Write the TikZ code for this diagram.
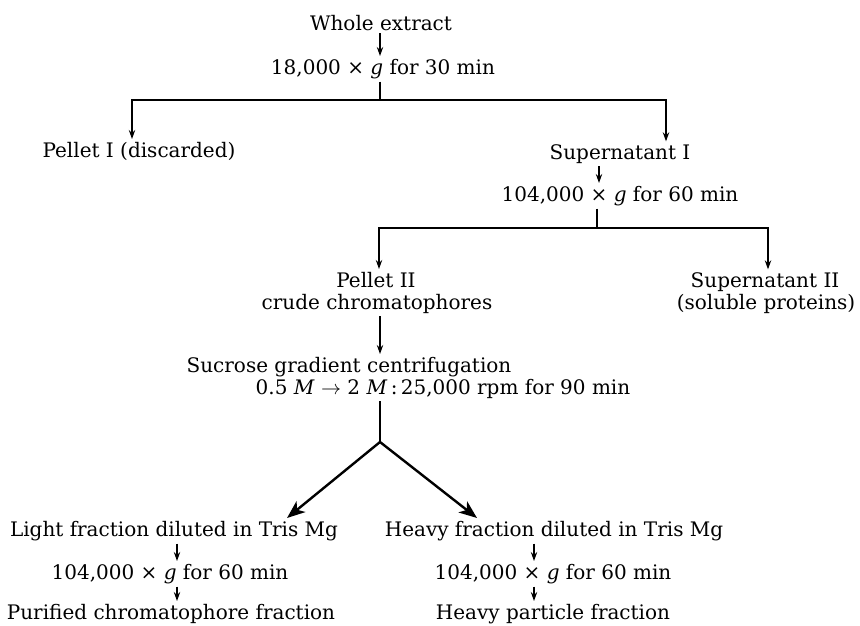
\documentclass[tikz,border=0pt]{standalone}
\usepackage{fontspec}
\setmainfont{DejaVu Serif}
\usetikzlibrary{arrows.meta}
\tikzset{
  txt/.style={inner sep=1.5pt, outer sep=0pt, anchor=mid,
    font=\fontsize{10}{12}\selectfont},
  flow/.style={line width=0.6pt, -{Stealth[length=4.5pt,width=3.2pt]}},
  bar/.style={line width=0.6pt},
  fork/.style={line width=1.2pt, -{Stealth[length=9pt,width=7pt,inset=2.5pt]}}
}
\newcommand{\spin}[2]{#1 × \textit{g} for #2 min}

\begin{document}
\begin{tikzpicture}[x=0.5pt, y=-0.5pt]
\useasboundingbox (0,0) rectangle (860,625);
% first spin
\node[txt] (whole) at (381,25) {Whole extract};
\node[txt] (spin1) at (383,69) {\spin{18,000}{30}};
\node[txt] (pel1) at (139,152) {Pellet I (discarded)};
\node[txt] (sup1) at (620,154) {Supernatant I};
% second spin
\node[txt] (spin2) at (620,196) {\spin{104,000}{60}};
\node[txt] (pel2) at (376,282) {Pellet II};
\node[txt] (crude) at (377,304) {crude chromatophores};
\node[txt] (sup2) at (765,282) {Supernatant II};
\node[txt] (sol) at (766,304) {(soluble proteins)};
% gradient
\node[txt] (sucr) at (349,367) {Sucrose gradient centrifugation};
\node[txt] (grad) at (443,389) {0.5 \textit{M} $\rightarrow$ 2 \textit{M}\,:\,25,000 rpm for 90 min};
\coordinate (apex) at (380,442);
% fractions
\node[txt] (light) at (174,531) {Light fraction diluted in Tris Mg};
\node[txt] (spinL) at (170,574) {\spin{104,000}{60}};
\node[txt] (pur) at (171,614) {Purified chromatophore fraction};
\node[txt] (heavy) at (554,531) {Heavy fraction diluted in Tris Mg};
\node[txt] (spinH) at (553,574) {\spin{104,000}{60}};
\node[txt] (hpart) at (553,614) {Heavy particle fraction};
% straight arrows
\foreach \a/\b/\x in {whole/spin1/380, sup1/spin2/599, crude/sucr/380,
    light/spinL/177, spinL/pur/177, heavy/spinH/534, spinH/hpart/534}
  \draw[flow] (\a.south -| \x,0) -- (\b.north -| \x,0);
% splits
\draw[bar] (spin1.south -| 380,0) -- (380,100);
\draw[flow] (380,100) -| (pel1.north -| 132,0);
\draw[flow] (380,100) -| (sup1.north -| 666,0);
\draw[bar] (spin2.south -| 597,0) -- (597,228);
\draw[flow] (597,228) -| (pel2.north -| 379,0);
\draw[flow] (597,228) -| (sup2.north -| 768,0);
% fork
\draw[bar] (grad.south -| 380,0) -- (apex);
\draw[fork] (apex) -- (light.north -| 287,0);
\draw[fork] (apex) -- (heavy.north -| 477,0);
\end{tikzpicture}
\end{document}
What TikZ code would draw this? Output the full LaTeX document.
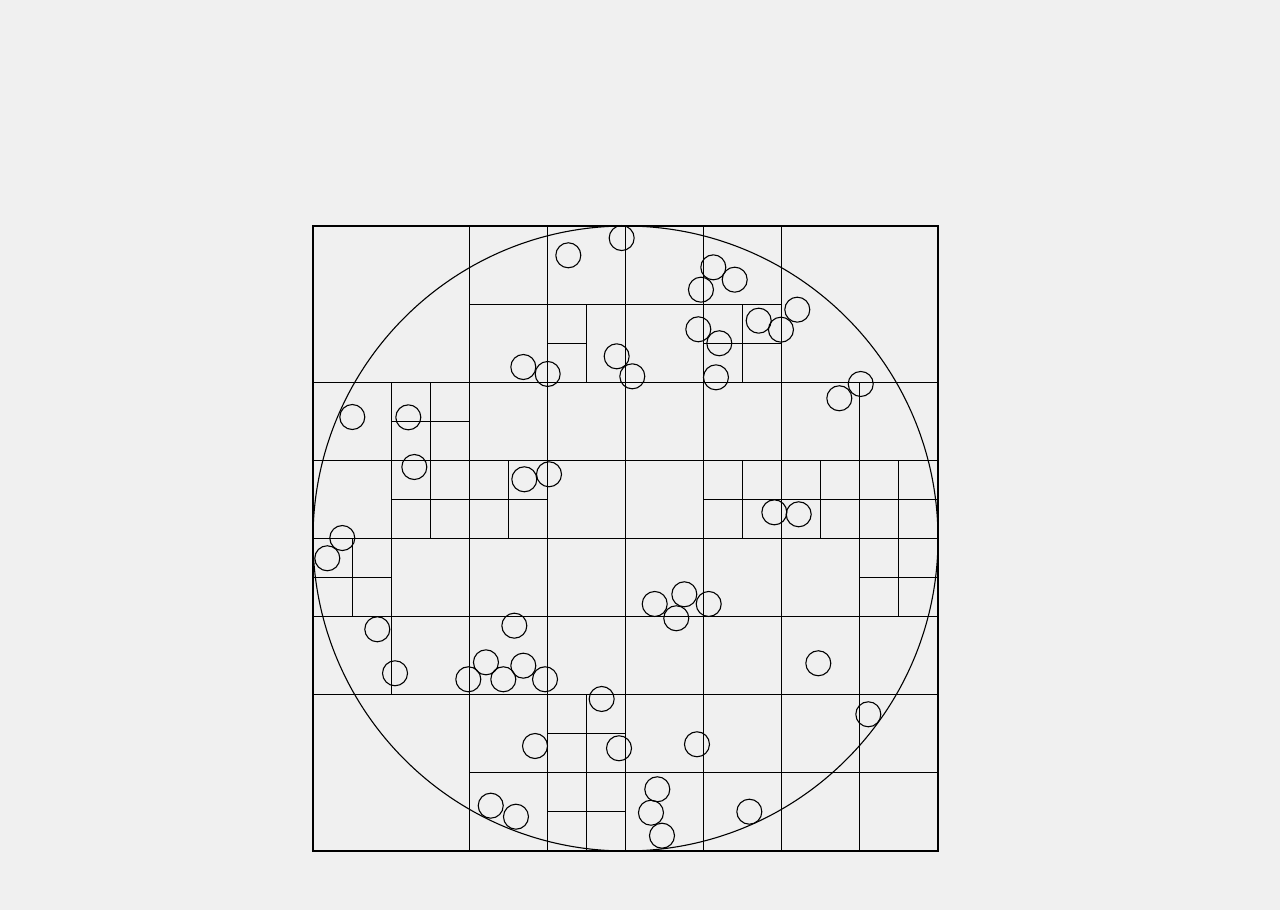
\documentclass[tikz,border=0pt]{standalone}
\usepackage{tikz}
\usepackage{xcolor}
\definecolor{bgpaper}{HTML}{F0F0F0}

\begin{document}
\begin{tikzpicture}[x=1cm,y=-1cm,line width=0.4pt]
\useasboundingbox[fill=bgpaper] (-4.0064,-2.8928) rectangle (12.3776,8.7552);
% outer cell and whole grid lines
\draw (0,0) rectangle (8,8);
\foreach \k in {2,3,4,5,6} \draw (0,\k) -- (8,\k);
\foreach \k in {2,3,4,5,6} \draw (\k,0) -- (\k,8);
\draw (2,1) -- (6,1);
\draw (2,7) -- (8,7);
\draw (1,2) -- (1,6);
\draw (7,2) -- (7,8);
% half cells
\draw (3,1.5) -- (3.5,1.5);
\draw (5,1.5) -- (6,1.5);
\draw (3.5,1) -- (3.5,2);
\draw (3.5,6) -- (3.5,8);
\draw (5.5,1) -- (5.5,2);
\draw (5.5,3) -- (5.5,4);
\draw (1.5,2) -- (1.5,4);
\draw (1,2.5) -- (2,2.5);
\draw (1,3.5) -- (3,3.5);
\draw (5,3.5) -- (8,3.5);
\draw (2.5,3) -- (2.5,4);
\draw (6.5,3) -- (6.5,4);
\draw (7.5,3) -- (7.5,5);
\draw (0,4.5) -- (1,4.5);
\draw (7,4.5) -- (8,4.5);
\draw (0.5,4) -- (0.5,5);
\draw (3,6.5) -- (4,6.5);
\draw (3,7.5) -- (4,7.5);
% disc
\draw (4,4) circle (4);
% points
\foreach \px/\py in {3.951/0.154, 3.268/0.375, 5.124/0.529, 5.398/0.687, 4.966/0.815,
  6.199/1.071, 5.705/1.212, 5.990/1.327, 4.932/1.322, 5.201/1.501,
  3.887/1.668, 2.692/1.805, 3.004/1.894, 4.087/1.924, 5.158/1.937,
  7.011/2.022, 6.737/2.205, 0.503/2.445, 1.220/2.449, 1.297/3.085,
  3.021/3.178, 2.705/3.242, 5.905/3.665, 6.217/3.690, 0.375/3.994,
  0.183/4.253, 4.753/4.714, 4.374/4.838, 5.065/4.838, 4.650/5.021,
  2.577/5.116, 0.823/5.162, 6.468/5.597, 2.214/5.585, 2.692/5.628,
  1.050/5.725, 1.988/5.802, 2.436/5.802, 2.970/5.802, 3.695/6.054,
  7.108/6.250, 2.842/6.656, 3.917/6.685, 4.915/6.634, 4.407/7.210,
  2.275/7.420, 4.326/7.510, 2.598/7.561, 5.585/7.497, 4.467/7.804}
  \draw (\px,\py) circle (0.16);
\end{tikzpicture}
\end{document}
++++++++
Directive:
Scan the material above. Return every line containing the string "code".

Result of this exercise:
Write the TikZ code for this diagram.
What TikZ code would draw this? Output the full LaTeX document.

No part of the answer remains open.